The most important finding in this study however is the presence of 8 individuals positive for the haplotype segregating with HD in their family, but without symptoms or only atypical symptoms of HD at an advanced age. These 8 individuals show an expanded (CAG)n repeat length between 39 and 41 (table 3) as measured with the primers published by the Huntington’s Disease Collaborative Research Group [6]. The expanded repeats have a length between 36 and 39 (CAG)n repeats when measured with primers immediately flanking the CAG repeat in IT15 [7]. These preliminary data would indicate that, at least in the examined population using the described technique, there might be a continuum in the number of expanded (CAG)n repeats in the IT15 gene with apparent normal mental and physical health, over repeats associated with minor motor symptoms or aspecific mental deterioration beginning after the age of 60, to longer repeats with increasing severity of symptoms and decreasing age of onset of typical HD. Affected relatives of individuals 16.3, 16.5, 18.5 and 39.4 (table 3) showed expanded (CAG)n repeats of 42, 43 and 44. Although the HD parents were not available for study in these cases, there is indirect evidence for a contraction of the repeat to a premutation size in individuals listed in table 3. On the other hand, we observed expansion from 34 (CAG)n repeats to 44 repeats after paternal transmission. The father with 34 (CAG)n repeats was asymptomatic. This indicates that a repeat length of 34 can be unstable and might expand in the disease range of repeat length after transmission. The expanded (CAG)n repeat in the 8 individuals listed in table 3 compares best with asymptomatic premutations observed in the fragile-X syndrome and in myotonic dystrophy [11]. It is tempting to speculate that expanded (CAG)n repeats in the range of 40 might also be responsible for other forms of hereditary chorea without dementia [12].

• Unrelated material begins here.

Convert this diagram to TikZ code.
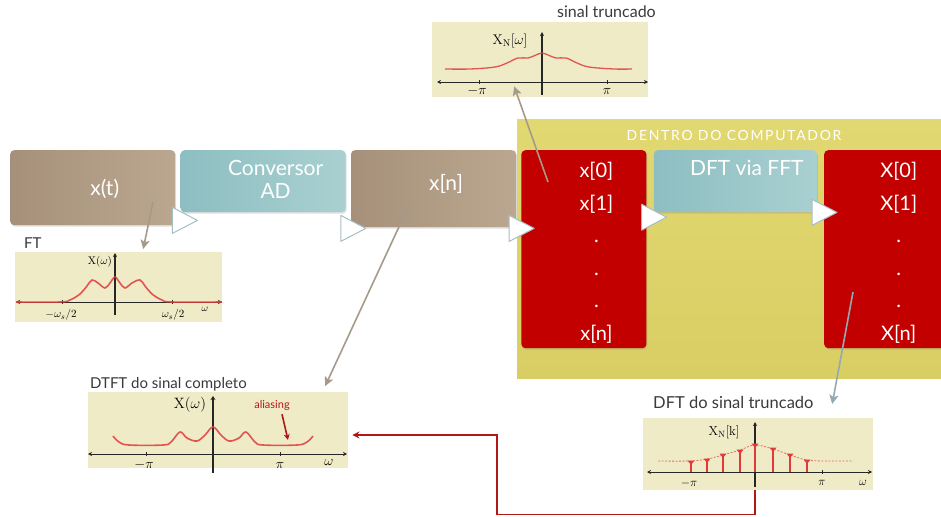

From these data it appears that precise measurement of the (CAG)n repeat may become very important for accurate genetic counselling in cases of presymptomatic or prenatal testing for HD. Presymptomatic testing with linked markers only will not detect a decrease in repeat length and might result in a very high risk for developing HD, whereas in some individuals with a (CAG)n repeat expansion of 39 or lower, the risk for developing HD within a normal life span may be close to zero. On the other hand, children from a normal 70-year-old individual belonging to a HD family might still be at risk for developing HD in case the repeat expanded and this may require DNA testing. The (CAG)n repeat test will also allow to test sporadic cases of HD, and presymptomatic testing will be possible for children of such an individual. However, we are still convinced that all presymptomatic testing should be done as part of a presymptomatic testing programme, and ‘urgent’ PCR-based presymptomatic testing outside a testing programme should be avoided because of the possible negative psychological impact for the tested individual and partner. A collaborative effort should be set up to assess the precise meaning of our observations on borderline expansions of the (CAG)n repeat in HD. In the mean time the (CAG)n test should be used with caution and other diseases, which share some characteristics with Huntington’s chorea, should be studied.